I quit my secure full-time job to pursue a dream of freelance writing and editing full time.

We experienced personal struggles that strained relationships.

Rohr continues:

“This is the only way [God] can get you to change, let go of your egocentric preoccupations, and go on the further and larger journey.”

Then, at the beginning of 2017, I got the bright idea to choose “shepherded” as my guiding “one word” for the year. To help me be intentional in my focus, I continued a study we began in our house church on Phillip Keller’s A Shepherd Looks at Psalm 23.

I made my plans as usual but stayed more open than ever to God directing my steps.

While Rohr describes scenarios we could categorize as “big shifts,” in life and therefore in faith, Keller shares what I consider a gradual and daily nudging, at least as it relates to the shepherd using his staff to guide his sheep.

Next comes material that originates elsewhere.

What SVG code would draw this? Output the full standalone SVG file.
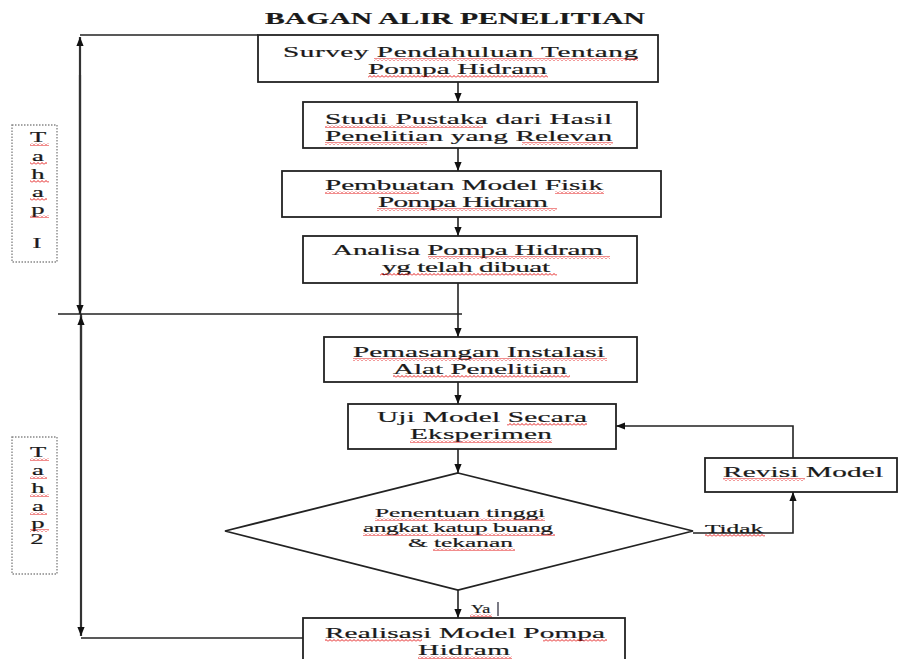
<svg xmlns="http://www.w3.org/2000/svg" width="898" height="659" viewBox="0 0 898 659">
<style>
.box{fill:#fff;stroke:#222;stroke-width:1.8}
.ln{fill:none;stroke:#222;stroke-width:1.6}
.br{fill:none;stroke:#333;stroke-width:2.2}
.dot{fill:#fff;stroke:#888;stroke-width:1.4;stroke-dasharray:1.5 1.5}
text{font-family:"Liberation Serif","Times New Roman",serif;fill:#1a1a1a;font-size:15px;stroke:#1a1a1a;stroke-width:0.2}
.sm{font-size:13px}
.tt{font-weight:bold;font-size:16px}
.ld{text-anchor:middle;font-size:14px}
.w{fill:url(#wave)}
</style>
<defs>
<marker id="ah" viewBox="0 0 10 10" refX="10" refY="5" markerWidth="9" markerHeight="9" markerUnits="userSpaceOnUse" orient="auto-start-reverse">
<path d="M0,1 L10,5 L0,9 z" fill="#111"/>
</marker>
<pattern id="wave" patternUnits="userSpaceOnUse" x="0" y="0" width="4" height="3">
<path d="M0,2.5 L2,0.5 L4,2.5" fill="none" stroke="#e00000" stroke-width="0.9"/>
</pattern>
</defs>

<text class="tt" transform="translate(265,24) scale(1.85,1)" textLength="205.4" lengthAdjust="spacing">BAGAN ALIR PENELITIAN</text>

<g id="connectors">
<path class="br" d="M80,314 V37" marker-end="url(#ah)"/>
<path class="br" d="M80,75 V314" marker-end="url(#ah)"/>
<path class="br" d="M81,314 V636" marker-end="url(#ah)"/>
<path class="br" d="M81,400 V316" marker-end="url(#ah)"/>
<path class="ln" d="M80,35 H258"/>
<path class="ln" d="M58,314 H462"/>
<path class="ln" d="M81,638 H303"/>
<path class="ln" d="M458,82 V102" marker-end="url(#ah)"/>
<path class="ln" d="M458,148 V171" marker-end="url(#ah)"/>
<path class="ln" d="M458,217 V236" marker-end="url(#ah)"/>
<path class="ln" d="M458,283 V337" marker-end="url(#ah)"/>
<path class="ln" d="M458,382 V404" marker-end="url(#ah)"/>
<path class="ln" d="M458,449 V473" marker-end="url(#ah)"/>
<path class="ln" d="M458,590 V618" marker-end="url(#ah)"/>
<path class="ln" d="M693,533 H793 V492" marker-end="url(#ah)"/>
<path class="ln" d="M793,458 V426 H616" marker-end="url(#ah)"/>
<path d="M498,602 V616" stroke="#223" stroke-width="1.2"/>
</g>

<g id="tahap1">
<rect class="dot" x="12" y="125" width="45" height="137"/>
<text class="ld" transform="translate(38,142) scale(1.9,1)">T</text>
<text class="ld" transform="translate(38,161) scale(1.9,1)">a</text>
<text class="ld" transform="translate(38,179) scale(1.9,1)">h</text>
<text class="ld" transform="translate(38,197) scale(1.9,1)">a</text>
<text class="ld" transform="translate(38,214) scale(1.9,1)">p</text>
<text class="ld" transform="translate(37,248) scale(1.9,1)">I</text>
<rect class="w" x="30" y="143" width="19" height="3"/>
<rect class="w" x="30" y="162" width="17" height="3"/>
<rect class="w" x="30" y="180" width="19" height="3"/>
<rect class="w" x="30" y="198" width="17" height="3"/>
<rect class="w" x="30" y="215" width="19" height="3"/>
</g>

<g id="tahap2">
<rect class="dot" x="12" y="437" width="45" height="137"/>
<text class="ld" transform="translate(38,457) scale(1.9,1)">T</text>
<text class="ld" transform="translate(38,475) scale(1.9,1)">a</text>
<text class="ld" transform="translate(38,493) scale(1.9,1)">h</text>
<text class="ld" transform="translate(38,511) scale(1.9,1)">a</text>
<text class="ld" transform="translate(38,528) scale(1.9,1)">p</text>
<text class="ld" transform="translate(37,544) scale(1.9,1)">2</text>
<rect class="w" x="30" y="458" width="19" height="3"/>
<rect class="w" x="30" y="476" width="17" height="3"/>
<rect class="w" x="30" y="494" width="19" height="3"/>
<rect class="w" x="30" y="512" width="17" height="3"/>
<rect class="w" x="30" y="529" width="19" height="3"/>
</g>

<g id="n1">
<rect class="box" x="258" y="35" width="400" height="47"/>
<text transform="translate(283,57) scale(1.95,1)" textLength="182.1" lengthAdjust="spacing">Survey Pendahuluan Tentang</text>
<text transform="translate(368,74) scale(1.95,1)" textLength="91.8" lengthAdjust="spacing">Pompa Hidram</text>
<rect class="w" x="374" y="58" width="264" height="3"/>
<rect class="w" x="368" y="75" width="180" height="3"/>
</g>

<g id="n2">
<rect class="box" x="303" y="102" width="334" height="46"/>
<text transform="translate(325,124) scale(1.95,1)" textLength="147.2" lengthAdjust="spacing">Studi Pustaka dari Hasil</text>
<text transform="translate(325,141) scale(1.95,1)" textLength="147.2" lengthAdjust="spacing">Penelitian yang Relevan</text>
<rect class="w" x="325" y="125" width="158" height="3"/>
<rect class="w" x="325" y="142" width="102" height="3"/>
<rect class="w" x="522" y="142" width="91" height="3"/>
</g>

<g id="n3">
<rect class="box" x="282" y="171" width="379" height="46"/>
<text transform="translate(325,190) scale(1.95,1)" textLength="142.6" lengthAdjust="spacing">Pembuatan Model Fisik</text>
<text transform="translate(378,207) scale(1.95,1)" textLength="87.2" lengthAdjust="spacing">Pompa Hidram</text>
<rect class="w" x="325" y="191" width="94" height="3"/>
<rect class="w" x="555" y="191" width="49" height="3"/>
<rect class="w" x="377" y="208" width="180" height="3"/>
</g>

<g id="n4">
<rect class="box" x="303" y="236" width="334" height="47"/>
<text transform="translate(332,255) scale(1.95,1)" textLength="139" lengthAdjust="spacing">Analisa Pompa Hidram</text>
<text transform="translate(382,272) scale(1.95,1)" textLength="86.2" lengthAdjust="spacing">yg telah dibuat</text>
<rect class="w" x="428" y="256" width="182" height="3"/>
<rect class="w" x="380" y="273" width="177" height="3"/>
</g>

<g id="n5">
<rect class="box" x="324" y="337" width="313" height="45"/>
<text transform="translate(353,357) scale(1.95,1)" textLength="129.2" lengthAdjust="spacing">Pemasangan Instalasi</text>
<text transform="translate(393,374) scale(1.95,1)" textLength="89.2" lengthAdjust="spacing">Alat Penelitian</text>
<rect class="w" x="353" y="358" width="254" height="3"/>
<rect class="w" x="393" y="375" width="177" height="3"/>
</g>

<g id="n6">
<rect class="box" x="348" y="404" width="268" height="45"/>
<text transform="translate(377,422) scale(1.95,1)" textLength="107.7" lengthAdjust="spacing">Uji Model Secara</text>
<text transform="translate(410,439) scale(1.95,1)" textLength="72.8" lengthAdjust="spacing">Eksperimen</text>
<rect class="w" x="507" y="423" width="80" height="3"/>
<rect class="w" x="410" y="440" width="142" height="3"/>
</g>

<g id="n7">
<polygon class="box" points="458,473 693,531 458,590 225,531"/>
<text class="sm" transform="translate(375,517) scale(1.95,1)" textLength="87.2" lengthAdjust="spacing">Penentuan tinggi</text>
<text class="sm" transform="translate(363,532) scale(1.95,1)" textLength="97.4" lengthAdjust="spacing">angkat katup buang</text>
<text class="sm" transform="translate(408,547) scale(1.95,1)" textLength="53.8" lengthAdjust="spacing">&amp; tekanan</text>
<rect class="w" x="375" y="518" width="170" height="3"/>
<rect class="w" x="363" y="533" width="192" height="3"/>
<rect class="w" x="433" y="548" width="82" height="3"/>
</g>

<g id="n8">
<rect class="box" x="705" y="458" width="192" height="34"/>
<text transform="translate(723,477) scale(1.95,1)" textLength="82.1" lengthAdjust="spacing">Revisi Model</text>
<rect class="w" x="723" y="478" width="82" height="3"/>
</g>

<g id="n9">
<rect class="box" x="303" y="618" width="322" height="50"/>
<text transform="translate(325,638) scale(1.95,1)" textLength="143.6" lengthAdjust="spacing">Realisasi Model Pompa</text>
<text transform="translate(418,655) scale(1.95,1)" textLength="47.2" lengthAdjust="spacing">Hidram</text>
<rect class="w" x="325" y="639" width="97" height="3"/>
<rect class="w" x="543" y="639" width="64" height="3"/>
<rect class="w" x="418" y="656" width="94" height="3"/>
</g>

<g id="labels">
<text class="sm" transform="translate(705,533) scale(1.95,1)">Tidak</text>
<text class="sm" transform="translate(471,613) scale(1.4,1)">Ya</text>
<rect class="w" x="705" y="534" width="60" height="3"/>
<rect class="w" x="470" y="614" width="22" height="3"/>
</g>
</svg>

“I have seen a shepherd use his staff to guide his sheep gently into a new path or through some gate or along dangerous, difficult routes. He does not use it actually to beat the beast. Rather, the tip of the long slender stick is laid gently against the animal’s side and the pressure applied guides the sheep in the way the owner wants it to go. Thus the sheep is reassured of its proper path.”

path-hydrangeas

So things have happened.

This co-operative blog venture for one. I met Michelle at the Deeply Rooted conference in the fall of 2016, and God took us in a direction together that neither of us ever expected.

Also, as I write this, I face both a postponement of my dream to move to the country and a possible fork in the road with my career. (Not a shrimp fork, either, like a big girl fork.)

I don’t know what lies ahead, but I realize my faith has been shifted into a place of deeper trust.

Sometimes jarringly, threatening to crack the teeth I clench in my anxiety. Sometimes softly, like a father’s hand atop the head of a wayward child.

But, I pray, every change leads me onto the “proper path” of a “further and larger journey.”

What shifts have you experienced in your faith?